今日は何の日?

昔の今日は何があったのでしょうか?ちょっとのぞいてみましょう。

世界初の潮汐発電所

1966-11-26 00:00:20 | 生活全般
1966/11/26

海にはたくさんのエネルギー源が眠っています。潮の満ち引きもそうですし、潮の流れや押し寄せる波などをうまく使って、電気エネルギーに変える方法が考えられています。

その一つがこの潮汐発電です。
月や太陽の引力によって地球の表面にある海水は、普通1日に2回,潮の満ち引きが生じます。この潮位差は地球の自転や海底の地形によって様々な影響を受けるので,どこでも一定ではありませんし,一つの場所でも一定ではありません。
潮汐発電は,一定区間の湾を堤防で締め切り,堤防の内外の潮位差を用いて水力発電のように落差を利用して発電をしようという物なのです。
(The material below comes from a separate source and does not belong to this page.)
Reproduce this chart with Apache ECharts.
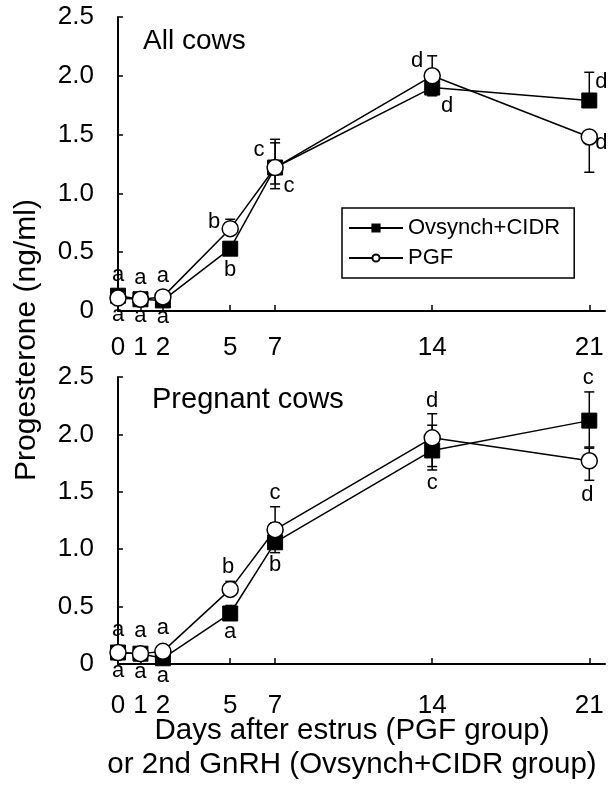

世界で最初の潮汐発電所は,フランスのランス発電所です。
フランス北部ブルターニュ地方のランス川河口に設けられた発電所です。
この付近の潮位差は、何と平均8m。この潮位差を有効に活用し,24万Kwという世界でも最大規模の出力を誇るのです。

この8mという潮位差を想像できるでしょうか。日本で最大の潮位差を誇る有明海でも,潮位差は4.9m程。いかにランスの潮位差がすごいのかわかってもらえるでしょうか?

有明海はムツゴロウで有名です。豊かな干潟が広がり,独特の生態系が維持されています。潮汐発電所を建設する事になると,このバランスが崩れてしまう事になります,実際,有明海でも潮汐発電の実用化調査が行われた事もあります。
しかしこの環境問題などが壁になり実現していません。

ランスではどうだったのでしょうか。やはり、潮汐を人為的にコントロールしてしまう事になりますから,干潟としての機能は失われてしまいます。実際に生態系は崩れてしまいましたが、その後新しい生態系が生まれ,それなりに機能しているようです。
結局、何が何でも発電所建設をしなければならないという偏った考え方ではなく,様々な面を総合的に評価分析した判断が必要になるのではないでしょうか。

さてこのランス潮汐発電所は,開業の年から30年以上に渡って無事故で安定した運行をしています。発電効率は15%ということです。
先ほども紹介したように,日本では最大の干満差が4.9m。それでペイするのかというあたりをしっかり分析する事が必要になってきます。これは日本国内だけの問題ではありません。

ただ,ランスの潮汐発電所としてつくった堤防の上は道路になっています。湾を渡るために利用する事ができますから,これによる経済効果も相当なものであると言われています。